Being the closest ally of Shevardnadze for a while, standing by his side in the trenches of Abkhazia during the conflict of 1992-93, Ioseliani also was the one to appear in the Georgian national costume at the Geneva negotiations on the status of Abkhazia and to receive Georgia’s highest military order.

He liked to go against the public clichés and shock the audience – appearing on TV with witty, but decidedly politically incorrect statements, sitting in a ramshackle parliament on the Rustaveli avenue destroyed during the military clashes of 1991-1992 in a bow tie, ridiculing the Russian diplomats, or the President himself.

He also was the sign of the political cynicism of Georgia, when Ioseliani was convicted in 1996 for the 1995 assassination attempt on Eduard Shevardnadze and had to serve his sentence along with the people jailed for the assassination attempt on himself.

After being pardoned in 2000, Ioseliani moved to restore his Mkhedrioni as a political movement, but the attempt was a failure. The time of the warlords, however charming, in Georgia has passed, yielding the way to the media-savvy younger politicians. Later, he chose to close ranks with his former political and military rivals – President Gamsakhurdia loyalists and formed the Combatants Union as a silent and grim reminiscence of the stormy 1990s.

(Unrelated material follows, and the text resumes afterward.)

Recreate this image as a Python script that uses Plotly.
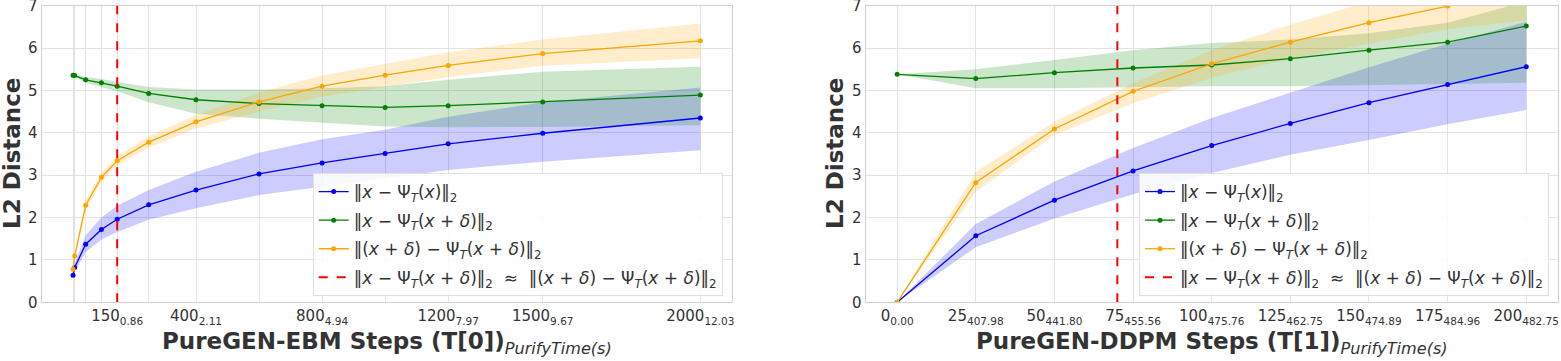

Departure of Ioseliani is a landmark departure for Georgia’s politics. He was one of the triad that embodied the political archetypes of the Soviet and post-Soviet Georgia. Zviad Gamsakhurdia – idealist son of intelligentsia, doomed by his idealism and intolerance, Jaba Ioseliani – a rebellious son of intelligentsia, turned to Machiavellian cynicism and Eduard Shevardnadze, the Communist politician to find the middle way.